Can artificial intelligence teach histology? A pilot study comparing multimodal large language models in organ identification and histological feature recognition


Çam S. B., Öyken F. A.

2nd International Microscopy and Spectroscopy Congress, İstanbul, Turkey, 25 - 27 September 2025, pp.127, (Summary Text)

  • Publication Type: Conference Paper / Summary Text
  • City: İstanbul
  • Country: Turkey
  • Page Numbers: pp.127
  • Hacettepe University Affiliated: Yes

Abstract

INTRODUCTION: Artificial intelligence is reshaping medical education, and multimodal large language models (MLLMs)
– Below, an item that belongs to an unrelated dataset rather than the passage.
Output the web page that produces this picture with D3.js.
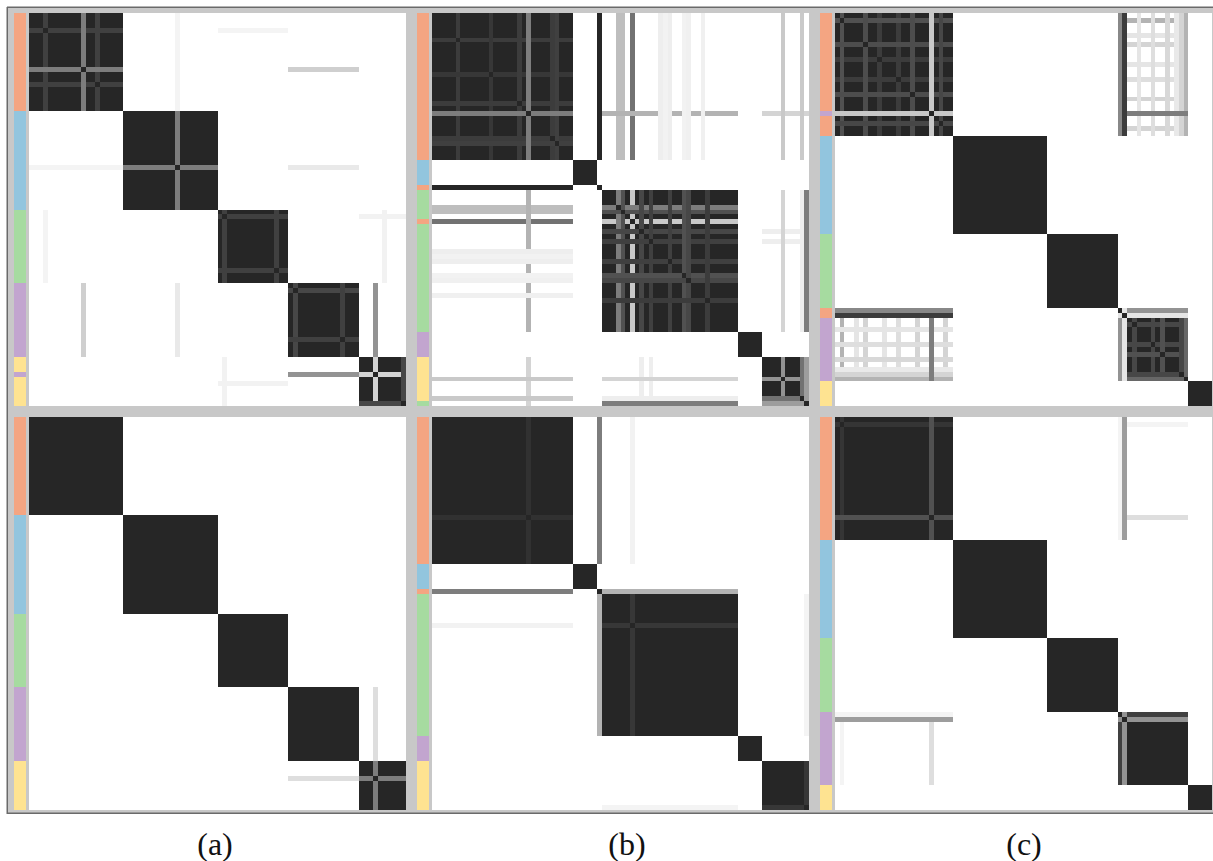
<!DOCTYPE html>
<html>
<head>
<meta charset="utf-8">
<script src="https://cdn.jsdelivr.net/npm/d3@7"></script>
<style>
  body { margin: 0; background: #fff; }
  svg { display: block; }
</style>
</head>
<body>
<div id="chart"></div>
<script>
// affinity matrices, 80 samples each, rows ordered by predicted cluster
const N = 80

const classColors = ["#f4a582", "#92c5de", "#a6dba0", "#c2a5cf", "#fee391"]
const captions = ["(a)", "(b)", "(c)"]

// true labels, run length encoded: [class, count]
const labelsATop = [[0,20],[1,20],[2,15],[3,15],[4,3],[3,1],[4,6]]
const labelsBTop = [[0,30],[1,5],[0,1],[2,6],[0,1],[2,22],[3,5],[4,9],[2,1]]
const labelsCTop = [[0,20],[3,1],[0,4],[1,20],[2,15],[0,2],[3,13],[4,5]]
const labelsABot = [[0,20],[1,20],[2,15],[3,15],[4,10]]
const labelsBBot = [[0,30],[1,5],[0,1],[2,29],[3,5],[4,10]]
const labelsCBot = [[0,25],[1,20],[2,15],[3,15],[4,5]]

// predicted cluster sizes (diagonal blocks)
const blocksATop = [20,20,15,15,10]
const blocksBTop = [30,5,1,29,5,10]
const blocksCTop = [25,20,15,15,5]
const blocksABot = [20,20,15,15,10]
const blocksBBot = [30,5,1,29,5,10]
const blocksCBot = [25,20,15,15,5]

// [sample, cluster, affinity of that sample to the cluster]
const stripesATop = [
    [3,0,0.88],[14,0,0.88],[11,0,0.6],[11,3,0.22],[3,2,0.05],
    [31,1,0.6],[31,0,0.05],[31,3,0.1],[41,2,0.88],[52,2,0.88],[41,4,0.06],
    [56,3,0.85],[66,3,0.88],[73,4,0.2],[73,3,0.5],[79,4,0.85],[75,2,0.06]
]
const stripesBTop = [
    [5,0,0.9],[12,0,0.92],[18,0,0.9],[25,0,0.9],[26,0,0.88],
    [35,0,1],[42,0,0.65],[42,3,0.25],[39,0,0.3],[39,3,0.6],[40,0,0.3],[40,3,0.8],
    [20,0,0.6],[20,3,0.35],[20,5,0.2],
    [48,0,0.08],[50,0,0.08],[54,0,0.07],[57,0,0.07],[49,0,0.06],[53,0,0.06],
    [44,3,0.85],[46,3,0.88],[50,3,0.88],[53,3,0.8],[54,3,0.85],[58,3,0.9],
    [44,5,0.08],[46,5,0.08],
    [74,5,0.5],[74,0,0.25],[74,3,0.2],[78,0,0.25],[78,5,0.65],[78,3,0.08],
    [79,5,0.45],[79,3,0.6]
]
const stripesCTop = [
    [9,0,0.9],[13,0,0.9],[1,0,0.8],[6,0,0.82],[16,0,0.82],[22,0,0.85],
    [1,3,0.35],[4,3,0.12],[6,3,0.2],[10,3,0.12],[13,3,0.15],[17,3,0.2],[23,3,0.2],
    [64,0,0.12],[67,0,0.15],[70,0,0.18],[72,0,0.1],[73,0,0.2],[74,0,0.35],
    [63,3,0.85],[67,3,0.85],[69,3,0.8],[73,3,0.85],[74,3,0.7],
    [20,0,0.25],[20,3,0.6],[60,0,0.55],[60,3,0.5],[61,0,0.9],[61,3,0.12]
]
const stripesABot = [[73,4,0.6],[73,3,0.15]]
const stripesBBot = [
    [20,0,0.95],[35,0,0.6],[35,3,0.35],[42,3,0.92],[42,0,0.06],[79,5,0.92],[79,3,0.05]
]
const stripesCBot = [
    [1,0,0.93],[1,3,0.05],[20,0,0.8],[20,3,0.15],[60,3,0.88],[60,0,0.05],[61,3,0.5],[61,0,0.45]
]

const panels = [
    {labels: labelsATop, blocks: blocksATop, stripes: stripesATop, col: 0, row: 0},
    {labels: labelsBTop, blocks: blocksBTop, stripes: stripesBTop, col: 1, row: 0},
    {labels: labelsCTop, blocks: blocksCTop, stripes: stripesCTop, col: 2, row: 0},
    {labels: labelsABot, blocks: blocksABot, stripes: stripesABot, col: 0, row: 1},
    {labels: labelsBBot, blocks: blocksBBot, stripes: stripesBBot, col: 1, row: 1},
    {labels: labelsCBot, blocks: blocksCBot, stripes: stripesCBot, col: 2, row: 1}
]

const expandRuns = runs => runs.flatMap(([cls, count]) => d3.range(count).map(() => cls))

const buildCells = (blocks, stripes) => {

    const owner = blocks.flatMap((size, k) => d3.range(size).map(() => k))
    let m = owner.map(a => owner.map(b => a === b ? 1 : 0))

    stripes.forEach(([item, k, v]) => owner.forEach((o, j) => {
        if (o === k && j !== item) { m[item][j] = v; m[j][item] = v }
    }))

    let cells = []
    m.forEach((row, i) => row.forEach((v, j) => cells.push({i, j, v})))
    return cells
}

const W = 1213, H = 861
const matW = 377, matH = 393
const matX = [29, 432, 835], matY = [13, 417]
const captionX = [215, 627, 1024]

const svg = d3.select("#chart").append("svg")
    .attr("width", W)
    .attr("height", H)

svg.append("rect").attr("width", W).attr("height", H).attr("fill", "#fff")

// grey frame
svg.append("rect")
    .attr("x", 7).attr("y", 7)
    .attr("width", W - 7).attr("height", 806)
    .attr("fill", "#c8c8c8")
svg.append("rect").attr("x", 7).attr("y", 6.5).attr("width", W - 7).attr("height", 1.5).attr("fill", "#6a6a6a")
svg.append("rect").attr("x", 6.5).attr("y", 7).attr("width", 1.5).attr("height", 807).attr("fill", "#6a6a6a")
svg.append("rect").attr("x", 7).attr("y", 812.5).attr("width", W - 7).attr("height", 1.5).attr("fill", "#6a6a6a")

const color = d3.scaleLinear().domain([0, 1]).range(["#ffffff", "#262626"])

const x = d3.scaleBand().domain(d3.range(N)).range([0, matW])
const y = d3.scaleBand().domain(d3.range(N)).range([0, matH])

panels.forEach(p => {

    let g = svg.append("g")
        .attr("transform", "translate(" + matX[p.col] + "," + matY[p.row] + ")")

    g.append("rect")
        .attr("width", matW).attr("height", matH)
        .attr("fill", "#fff")

    g.selectAll(".cell")
        .data(buildCells(p.blocks, p.stripes))
        .enter()
        .append("rect")
        .attr("class", "cell")
        .attr("x", d => x(d.j))
        .attr("y", d => y(d.i))
        .attr("width", x.bandwidth() + 0.4)
        .attr("height", y.bandwidth() + 0.4)
        .attr("fill", d => color(d.v))
        .attr("shape-rendering", "crispEdges")

    // colour bar of true labels
    g.selectAll(".lab")
        .data(expandRuns(p.labels))
        .enter()
        .append("rect")
        .attr("class", "lab")
        .attr("x", -15)
        .attr("y", (d, i) => y(i))
        .attr("width", 12)
        .attr("height", y.bandwidth() + 0.4)
        .attr("fill", d => classColors[d])
        .attr("shape-rendering", "crispEdges")
})

svg.selectAll(".caption")
    .data(captions)
    .enter()
    .append("text")
    .attr("class", "caption")
    .attr("x", (d, i) => captionX[i])
    .attr("y", 855)
    .attr("text-anchor", "middle")
    .attr("font-family", "'Liberation Serif', serif")
    .attr("font-size", "32px")
    .attr("fill", "#111")
    .text(d => d)
</script>
</body>
</html>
offer strong potential by combining text and image analysis. Their integration makes them suitable for histology teaching,

where reliable recognition of tissues and microscopic structures is vital. However, their effectiveness in medical histology

education remains unclear.

AIM: This pilot study examines the accuracy of leading MLLMs in histological interpretation tasks within preclinical curricula.

METHODS: Sixty micrographs of healthy rat kidney, liver, thyroid, esophagus, and trachea (n=12 each) were selected from

MMO-Net database (1). Regions of interest were captured using QuPath, and images were submitted to Gemini Pro 2.5,

GPT-5, and Claude 4 Sonnet with standardized bilingual prompts: organ identification (prompt 1) and histological feature

description (prompt 2). Responses were recorded and analyzed.
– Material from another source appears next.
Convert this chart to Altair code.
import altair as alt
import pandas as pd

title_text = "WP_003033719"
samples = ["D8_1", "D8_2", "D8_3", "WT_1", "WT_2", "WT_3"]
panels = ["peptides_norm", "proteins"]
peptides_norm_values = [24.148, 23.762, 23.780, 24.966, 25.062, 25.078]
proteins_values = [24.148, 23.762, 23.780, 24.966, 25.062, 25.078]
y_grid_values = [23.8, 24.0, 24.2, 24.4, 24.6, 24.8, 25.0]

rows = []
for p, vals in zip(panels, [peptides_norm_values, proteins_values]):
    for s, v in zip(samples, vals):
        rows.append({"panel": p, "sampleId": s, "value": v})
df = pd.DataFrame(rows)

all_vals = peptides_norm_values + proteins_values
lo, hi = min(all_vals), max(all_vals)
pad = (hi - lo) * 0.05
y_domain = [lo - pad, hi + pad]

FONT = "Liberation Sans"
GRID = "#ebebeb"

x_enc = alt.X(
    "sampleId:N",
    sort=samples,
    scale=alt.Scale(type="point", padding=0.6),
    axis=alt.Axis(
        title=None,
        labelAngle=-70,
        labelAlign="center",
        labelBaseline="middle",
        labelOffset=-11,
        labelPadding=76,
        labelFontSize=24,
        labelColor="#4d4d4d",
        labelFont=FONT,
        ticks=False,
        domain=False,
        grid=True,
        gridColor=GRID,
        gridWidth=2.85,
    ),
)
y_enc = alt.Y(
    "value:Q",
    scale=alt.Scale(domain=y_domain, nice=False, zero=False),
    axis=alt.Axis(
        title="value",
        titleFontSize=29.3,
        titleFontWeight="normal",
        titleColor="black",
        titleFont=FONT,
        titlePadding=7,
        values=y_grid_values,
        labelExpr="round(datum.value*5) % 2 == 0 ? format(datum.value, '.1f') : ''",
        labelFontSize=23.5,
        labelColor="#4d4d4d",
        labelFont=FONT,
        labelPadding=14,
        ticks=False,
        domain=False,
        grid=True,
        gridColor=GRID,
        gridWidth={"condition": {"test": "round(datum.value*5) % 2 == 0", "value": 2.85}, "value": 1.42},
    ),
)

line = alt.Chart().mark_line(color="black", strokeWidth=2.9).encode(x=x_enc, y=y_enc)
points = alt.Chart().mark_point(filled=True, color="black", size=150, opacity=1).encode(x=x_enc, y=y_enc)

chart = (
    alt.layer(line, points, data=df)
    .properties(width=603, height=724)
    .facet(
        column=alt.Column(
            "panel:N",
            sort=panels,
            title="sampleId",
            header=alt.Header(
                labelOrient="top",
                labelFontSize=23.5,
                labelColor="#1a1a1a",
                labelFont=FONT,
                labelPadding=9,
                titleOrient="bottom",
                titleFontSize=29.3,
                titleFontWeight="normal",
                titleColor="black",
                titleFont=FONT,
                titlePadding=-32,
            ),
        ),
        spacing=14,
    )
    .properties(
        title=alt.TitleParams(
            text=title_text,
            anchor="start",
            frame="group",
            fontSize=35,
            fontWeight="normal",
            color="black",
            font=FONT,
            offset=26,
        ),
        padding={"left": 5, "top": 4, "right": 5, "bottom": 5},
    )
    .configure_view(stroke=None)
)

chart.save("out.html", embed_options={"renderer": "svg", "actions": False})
RESULTS: For organ identification, Gemini outperformed GPT and Claude in English (p = 0.0133 and p < 0.0001) and

surpassed Claude in Turkish (p = 0.0421). For histological description, Gemini demonstrated superior accuracy in both

English (p = 0.02 and p < 0.0001) and Turkish (p = 0.0133 and p < 0.0001). All models performed better on parenchymal

versus luminal organs, which showed more variable success rates. Claude’s performance declined significantly when

moving from simple identification to the more complex description task in Turkish and English ( p < 0.0001 and p = 0.0004).

GPT showed a similar decline in English ( p = 0.0241).
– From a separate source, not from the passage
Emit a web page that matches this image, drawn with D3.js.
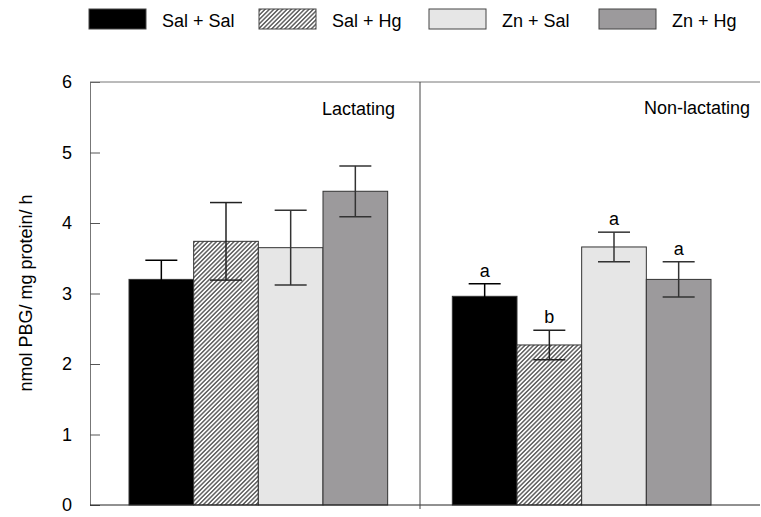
<!DOCTYPE html>
<html><head><meta charset="utf-8">
<script src="https://cdn.jsdelivr.net/npm/d3@7"></script>
<style>body{margin:0;background:#fff}svg{display:block;font-family:Arial,"Liberation Sans",sans-serif}</style>
</head><body><svg id="c" width="761" height="517"></svg>
<script>
const panels = ["Lactating", "Non-lactating"];
const treatments = ["Sal + Sal", "Sal + Hg", "Zn + Sal", "Zn + Hg"];
const lactMean = [3.2, 3.74, 3.65, 4.45];
const lactErr  = [0.27, 0.55, 0.53, 0.36];
const nonMean  = [2.96, 2.27, 3.66, 3.20];
const nonErr   = [0.18, 0.21, 0.21, 0.25];
const nonLetters = ["a", "b", "a", "a"];
const yTicks = [0, 1, 2, 3, 4, 5, 6];
const fills = ["#000000", "url(#hatch)", "#e6e6e6", "#9c9a9c"];
const errColors = ["#000000", "#222222", "#333333", "#333333"];

const FS = 18;
const svg = d3.select("#c");
const defs = svg.append("defs");
const P = 3.1;
const pat = defs.append("pattern").attr("id", "hatch").attr("patternUnits", "userSpaceOnUse")
  .attr("width", P).attr("height", P).attr("patternTransform", "rotate(45)");
pat.append("rect").attr("width", P).attr("height", P).attr("fill", "#fff");
pat.append("line").attr("x1", P / 2).attr("x2", P / 2).attr("y1", 0).attr("y2", P)
  .attr("stroke", "#555").attr("stroke-width", 1.4);

const mLeft = 90, mRight = 760, mTop = 82, mBottom = 505;
const y = d3.scaleLinear().domain([0, 6]).range([mBottom, mTop]);

// slots: 4 bars, gap, 4 bars
const slots = [];
panels.forEach((p, i) => {
  treatments.forEach(t => slots.push(p + "|" + t));
  if (i === 0) slots.push("gap");
});
const x = d3.scaleBand().domain(slots).range([129, 711]).padding(0);

const data = [];
panels.forEach((p, pi) => {
  treatments.forEach((t, ti) => {
    data.push({panel: p, t, ti,
      mean: pi === 0 ? lactMean[ti] : nonMean[ti],
      err: pi === 0 ? lactErr[ti] : nonErr[ti],
      letter: pi === 0 ? null : nonLetters[ti]});
  });
});

// bars
svg.append("g").selectAll("rect").data(data).join("rect")
  .attr("x", d => x(d.panel + "|" + d.t))
  .attr("width", x.bandwidth())
  .attr("y", d => y(d.mean))
  .attr("height", d => y(0) - y(d.mean))
  .attr("fill", d => fills[d.ti])
  .attr("stroke", "#333").attr("stroke-width", 1);

// error bars
const eb = svg.append("g").attr("stroke-width", 1.5);
data.forEach(d => {
  const cx = x(d.panel + "|" + d.t) + x.bandwidth() / 2;
  const hw = 16;
  const c = errColors[d.ti];
  eb.append("line").attr("stroke", c).attr("x1", cx).attr("x2", cx).attr("y1", y(d.mean + d.err)).attr("y2", y(d.mean - d.err));
  eb.append("line").attr("stroke", c).attr("x1", cx - hw).attr("x2", cx + hw).attr("y1", y(d.mean + d.err)).attr("y2", y(d.mean + d.err));
  eb.append("line").attr("stroke", c).attr("x1", cx - hw).attr("x2", cx + hw).attr("y1", y(d.mean - d.err)).attr("y2", y(d.mean - d.err));
  if (d.letter) {
    svg.append("text").attr("x", cx).attr("y", y(d.mean + d.err) - 7)
      .attr("text-anchor", "middle").attr("font-size", FS).text(d.letter);
  }
});

// y axis
const yAxis = d3.axisLeft(y).tickValues(yTicks).tickFormat(d3.format("d")).tickSize(-10).tickPadding(18);
const ga = svg.append("g").attr("transform", `translate(${mLeft},0)`).call(yAxis);
ga.select(".domain").attr("stroke", "#777");
ga.selectAll(".tick line").attr("stroke", "#555");
ga.selectAll("text").attr("font-size", FS).attr("fill", "#000").attr("font-family", "Arial, Liberation Sans, sans-serif");

// frame: top and bottom
svg.append("line").attr("x1", mLeft).attr("x2", mRight).attr("y1", mTop).attr("y2", mTop).attr("stroke", "#777");
svg.append("line").attr("x1", mLeft).attr("x2", mRight).attr("y1", mBottom).attr("y2", mBottom).attr("stroke", "#222");
// divider
const divX = x("gap") + x.bandwidth() / 2;
svg.append("line").attr("x1", divX).attr("x2", divX).attr("y1", mTop).attr("y2", mBottom + 4).attr("stroke", "#444");

// panel labels
svg.append("text").attr("x", divX - 25).attr("y", 115).attr("text-anchor", "end").attr("font-size", FS).text(panels[0]);
svg.append("text").attr("x", 750).attr("y", 114).attr("text-anchor", "end").attr("font-size", FS).text(panels[1]);

// y title
svg.append("text").attr("transform", "translate(32,293) rotate(-90)").attr("text-anchor", "middle")
  .attr("font-size", FS).text("nmol PBG/ mg protein/ h");

// legend
const legX = d3.scaleBand().domain(treatments).range([89, 769]);
const lg = svg.append("g").selectAll("g").data(treatments).join("g")
  .attr("transform", d => `translate(${legX(d)},0)`);
lg.append("rect").attr("x", 0).attr("y", 9).attr("width", 57).attr("height", 20)
  .attr("fill", (d, i) => fills[i]).attr("stroke", "#444").attr("stroke-width", 1);
lg.append("text").attr("x", 73).attr("y", 27).attr("font-size", FS).text(d => d);
</script></body></html>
CONCLUSION: Medical students mainly need reliable tissue identification and feature recognition. Our findings reveal

inconsistent MLLM performance, varying by organ type and task complexity, emphasizing the need for specialized,

validated AI models in histology education.

REFERENCES: Serna, C. G. et. al. 2022. MMO-Net (Multi-Magnification Organ Network): A use case for Organ Identification using Multiple

Magnifications in Preclinical Pathology Studies. Journal of Pathology Informatics, 13, 100126.